# WRITTEN EXERCISE
Return the material exactly as supplied, apart from the pictures, which are omitted.

>> begin

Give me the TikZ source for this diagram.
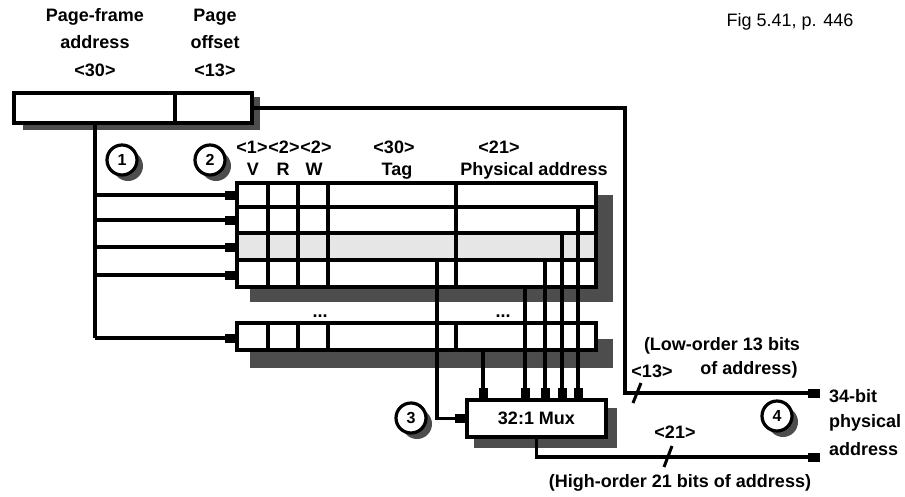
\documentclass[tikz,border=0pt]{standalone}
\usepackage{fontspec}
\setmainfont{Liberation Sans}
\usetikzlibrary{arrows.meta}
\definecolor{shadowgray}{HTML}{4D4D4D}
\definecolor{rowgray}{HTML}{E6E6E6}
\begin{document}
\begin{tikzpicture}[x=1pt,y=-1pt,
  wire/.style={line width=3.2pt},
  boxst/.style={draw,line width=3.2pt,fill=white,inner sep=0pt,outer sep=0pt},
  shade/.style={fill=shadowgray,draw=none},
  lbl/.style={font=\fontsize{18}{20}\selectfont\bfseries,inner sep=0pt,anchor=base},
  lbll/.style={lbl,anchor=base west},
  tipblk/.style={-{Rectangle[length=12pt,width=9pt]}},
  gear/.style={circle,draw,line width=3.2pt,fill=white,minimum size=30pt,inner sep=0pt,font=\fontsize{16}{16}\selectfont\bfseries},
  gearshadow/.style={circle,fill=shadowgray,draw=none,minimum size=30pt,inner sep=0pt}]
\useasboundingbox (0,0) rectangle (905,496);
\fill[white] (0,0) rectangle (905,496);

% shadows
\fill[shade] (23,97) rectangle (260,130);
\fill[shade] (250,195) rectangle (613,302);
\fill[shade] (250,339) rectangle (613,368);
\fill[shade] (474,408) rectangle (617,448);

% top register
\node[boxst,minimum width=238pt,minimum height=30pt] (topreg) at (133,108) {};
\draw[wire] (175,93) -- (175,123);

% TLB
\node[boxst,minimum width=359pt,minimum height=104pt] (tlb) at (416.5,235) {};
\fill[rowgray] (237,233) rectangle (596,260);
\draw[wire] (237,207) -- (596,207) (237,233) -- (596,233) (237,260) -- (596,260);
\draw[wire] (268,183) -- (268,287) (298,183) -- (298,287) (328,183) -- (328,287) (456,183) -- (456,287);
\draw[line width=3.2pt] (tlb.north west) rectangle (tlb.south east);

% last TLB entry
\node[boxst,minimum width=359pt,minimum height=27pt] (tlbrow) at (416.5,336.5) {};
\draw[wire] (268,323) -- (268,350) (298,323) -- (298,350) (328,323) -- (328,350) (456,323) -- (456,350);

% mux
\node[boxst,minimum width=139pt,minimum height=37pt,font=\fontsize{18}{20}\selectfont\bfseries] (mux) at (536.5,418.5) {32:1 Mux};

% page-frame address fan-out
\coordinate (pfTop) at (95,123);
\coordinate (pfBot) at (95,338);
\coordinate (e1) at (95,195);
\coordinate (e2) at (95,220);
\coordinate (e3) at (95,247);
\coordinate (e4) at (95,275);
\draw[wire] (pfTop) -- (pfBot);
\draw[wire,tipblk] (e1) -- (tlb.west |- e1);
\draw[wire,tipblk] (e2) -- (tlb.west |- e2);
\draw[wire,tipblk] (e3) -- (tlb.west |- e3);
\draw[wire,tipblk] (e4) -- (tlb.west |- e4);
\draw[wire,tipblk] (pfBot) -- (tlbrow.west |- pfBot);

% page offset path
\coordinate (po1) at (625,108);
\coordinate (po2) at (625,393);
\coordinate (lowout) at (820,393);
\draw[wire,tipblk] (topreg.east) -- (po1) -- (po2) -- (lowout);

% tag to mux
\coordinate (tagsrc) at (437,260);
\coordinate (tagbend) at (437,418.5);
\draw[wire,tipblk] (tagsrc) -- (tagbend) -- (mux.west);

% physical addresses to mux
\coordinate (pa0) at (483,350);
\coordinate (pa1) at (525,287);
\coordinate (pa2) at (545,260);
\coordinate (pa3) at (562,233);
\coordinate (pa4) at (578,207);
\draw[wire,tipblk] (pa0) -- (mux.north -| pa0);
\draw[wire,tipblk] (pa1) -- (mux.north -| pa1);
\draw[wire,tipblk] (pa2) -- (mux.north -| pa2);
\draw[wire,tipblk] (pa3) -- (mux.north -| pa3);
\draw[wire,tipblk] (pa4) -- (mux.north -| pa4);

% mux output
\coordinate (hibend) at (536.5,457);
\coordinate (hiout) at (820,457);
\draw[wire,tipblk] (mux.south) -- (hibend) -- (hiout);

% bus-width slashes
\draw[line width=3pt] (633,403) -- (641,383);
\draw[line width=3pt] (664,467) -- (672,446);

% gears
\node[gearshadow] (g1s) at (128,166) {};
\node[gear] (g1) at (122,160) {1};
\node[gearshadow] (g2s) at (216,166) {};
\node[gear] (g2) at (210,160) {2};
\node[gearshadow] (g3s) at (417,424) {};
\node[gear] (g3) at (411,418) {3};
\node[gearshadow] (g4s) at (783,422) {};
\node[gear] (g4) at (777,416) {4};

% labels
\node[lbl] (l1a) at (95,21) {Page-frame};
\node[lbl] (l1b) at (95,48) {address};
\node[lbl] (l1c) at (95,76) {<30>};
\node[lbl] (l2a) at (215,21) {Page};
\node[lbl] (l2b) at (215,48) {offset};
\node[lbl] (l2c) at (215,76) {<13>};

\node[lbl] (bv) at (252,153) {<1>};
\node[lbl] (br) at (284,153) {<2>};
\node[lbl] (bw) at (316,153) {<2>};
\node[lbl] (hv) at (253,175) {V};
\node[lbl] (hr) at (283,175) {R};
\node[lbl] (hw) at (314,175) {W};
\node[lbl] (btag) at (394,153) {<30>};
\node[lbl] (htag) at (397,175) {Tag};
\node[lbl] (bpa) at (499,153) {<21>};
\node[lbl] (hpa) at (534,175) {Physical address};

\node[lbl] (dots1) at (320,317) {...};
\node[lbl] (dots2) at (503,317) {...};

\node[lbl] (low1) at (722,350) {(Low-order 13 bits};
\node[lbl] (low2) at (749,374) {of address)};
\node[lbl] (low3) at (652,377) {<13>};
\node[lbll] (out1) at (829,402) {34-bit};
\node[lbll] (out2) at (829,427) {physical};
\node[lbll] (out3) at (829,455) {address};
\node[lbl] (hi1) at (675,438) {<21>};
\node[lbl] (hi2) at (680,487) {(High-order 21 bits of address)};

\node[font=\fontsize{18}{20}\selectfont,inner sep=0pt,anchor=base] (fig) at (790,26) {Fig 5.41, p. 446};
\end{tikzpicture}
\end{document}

>> end

# SOLUTION
Give me the TikZ source for this diagram.
\documentclass[tikz,border=0pt]{standalone}
\usepackage{fontspec}
\setmainfont{Liberation Sans}
\usetikzlibrary{arrows.meta}
\definecolor{shadowgray}{HTML}{4D4D4D}
\definecolor{rowgray}{HTML}{E6E6E6}
\begin{document}
\begin{tikzpicture}[x=1pt,y=-1pt,
  wire/.style={line width=3.2pt},
  boxst/.style={draw,line width=3.2pt,fill=white,inner sep=0pt,outer sep=0pt},
  shade/.style={fill=shadowgray,draw=none},
  lbl/.style={font=\fontsize{18}{20}\selectfont\bfseries,inner sep=0pt,anchor=base},
  lbll/.style={lbl,anchor=base west},
  tipblk/.style={-{Rectangle[length=12pt,width=9pt]}},
  gear/.style={circle,draw,line width=3.2pt,fill=white,minimum size=30pt,inner sep=0pt,font=\fontsize{16}{16}\selectfont\bfseries},
  gearshadow/.style={circle,fill=shadowgray,draw=none,minimum size=30pt,inner sep=0pt}]
\useasboundingbox (0,0) rectangle (905,496);
\fill[white] (0,0) rectangle (905,496);

% shadows
\fill[shade] (23,97) rectangle (260,130);
\fill[shade] (250,195) rectangle (613,302);
\fill[shade] (250,339) rectangle (613,368);
\fill[shade] (474,408) rectangle (617,448);

% top register
\node[boxst,minimum width=238pt,minimum height=30pt] (topreg) at (133,108) {};
\draw[wire] (175,93) -- (175,123);

% TLB
\node[boxst,minimum width=359pt,minimum height=104pt] (tlb) at (416.5,235) {};
\fill[rowgray] (237,233) rectangle (596,260);
\draw[wire] (237,207) -- (596,207) (237,233) -- (596,233) (237,260) -- (596,260);
\draw[wire] (268,183) -- (268,287) (298,183) -- (298,287) (328,183) -- (328,287) (456,183) -- (456,287);
\draw[line width=3.2pt] (tlb.north west) rectangle (tlb.south east);

% last TLB entry
\node[boxst,minimum width=359pt,minimum height=27pt] (tlbrow) at (416.5,336.5) {};
\draw[wire] (268,323) -- (268,350) (298,323) -- (298,350) (328,323) -- (328,350) (456,323) -- (456,350);

% mux
\node[boxst,minimum width=139pt,minimum height=37pt,font=\fontsize{18}{20}\selectfont\bfseries] (mux) at (536.5,418.5) {32:1 Mux};

% page-frame address fan-out
\coordinate (pfTop) at (95,123);
\coordinate (pfBot) at (95,338);
\coordinate (e1) at (95,195);
\coordinate (e2) at (95,220);
\coordinate (e3) at (95,247);
\coordinate (e4) at (95,275);
\draw[wire] (pfTop) -- (pfBot);
\draw[wire,tipblk] (e1) -- (tlb.west |- e1);
\draw[wire,tipblk] (e2) -- (tlb.west |- e2);
\draw[wire,tipblk] (e3) -- (tlb.west |- e3);
\draw[wire,tipblk] (e4) -- (tlb.west |- e4);
\draw[wire,tipblk] (pfBot) -- (tlbrow.west |- pfBot);

% page offset path
\coordinate (po1) at (625,108);
\coordinate (po2) at (625,393);
\coordinate (lowout) at (820,393);
\draw[wire,tipblk] (topreg.east) -- (po1) -- (po2) -- (lowout);

% tag to mux
\coordinate (tagsrc) at (437,260);
\coordinate (tagbend) at (437,418.5);
\draw[wire,tipblk] (tagsrc) -- (tagbend) -- (mux.west);

% physical addresses to mux
\coordinate (pa0) at (483,350);
\coordinate (pa1) at (525,287);
\coordinate (pa2) at (545,260);
\coordinate (pa3) at (562,233);
\coordinate (pa4) at (578,207);
\draw[wire,tipblk] (pa0) -- (mux.north -| pa0);
\draw[wire,tipblk] (pa1) -- (mux.north -| pa1);
\draw[wire,tipblk] (pa2) -- (mux.north -| pa2);
\draw[wire,tipblk] (pa3) -- (mux.north -| pa3);
\draw[wire,tipblk] (pa4) -- (mux.north -| pa4);

% mux output
\coordinate (hibend) at (536.5,457);
\coordinate (hiout) at (820,457);
\draw[wire,tipblk] (mux.south) -- (hibend) -- (hiout);

% bus-width slashes
\draw[line width=3pt] (633,403) -- (641,383);
\draw[line width=3pt] (664,467) -- (672,446);

% gears
\node[gearshadow] (g1s) at (128,166) {};
\node[gear] (g1) at (122,160) {1};
\node[gearshadow] (g2s) at (216,166) {};
\node[gear] (g2) at (210,160) {2};
\node[gearshadow] (g3s) at (417,424) {};
\node[gear] (g3) at (411,418) {3};
\node[gearshadow] (g4s) at (783,422) {};
\node[gear] (g4) at (777,416) {4};

% labels
\node[lbl] (l1a) at (95,21) {Page-frame};
\node[lbl] (l1b) at (95,48) {address};
\node[lbl] (l1c) at (95,76) {<30>};
\node[lbl] (l2a) at (215,21) {Page};
\node[lbl] (l2b) at (215,48) {offset};
\node[lbl] (l2c) at (215,76) {<13>};

\node[lbl] (bv) at (252,153) {<1>};
\node[lbl] (br) at (284,153) {<2>};
\node[lbl] (bw) at (316,153) {<2>};
\node[lbl] (hv) at (253,175) {V};
\node[lbl] (hr) at (283,175) {R};
\node[lbl] (hw) at (314,175) {W};
\node[lbl] (btag) at (394,153) {<30>};
\node[lbl] (htag) at (397,175) {Tag};
\node[lbl] (bpa) at (499,153) {<21>};
\node[lbl] (hpa) at (534,175) {Physical address};

\node[lbl] (dots1) at (320,317) {...};
\node[lbl] (dots2) at (503,317) {...};

\node[lbl] (low1) at (722,350) {(Low-order 13 bits};
\node[lbl] (low2) at (749,374) {of address)};
\node[lbl] (low3) at (652,377) {<13>};
\node[lbll] (out1) at (829,402) {34-bit};
\node[lbll] (out2) at (829,427) {physical};
\node[lbll] (out3) at (829,455) {address};
\node[lbl] (hi1) at (675,438) {<21>};
\node[lbl] (hi2) at (680,487) {(High-order 21 bits of address)};

\node[font=\fontsize{18}{20}\selectfont,inner sep=0pt,anchor=base] (fig) at (790,26) {Fig 5.41, p. 446};
\end{tikzpicture}
\end{document}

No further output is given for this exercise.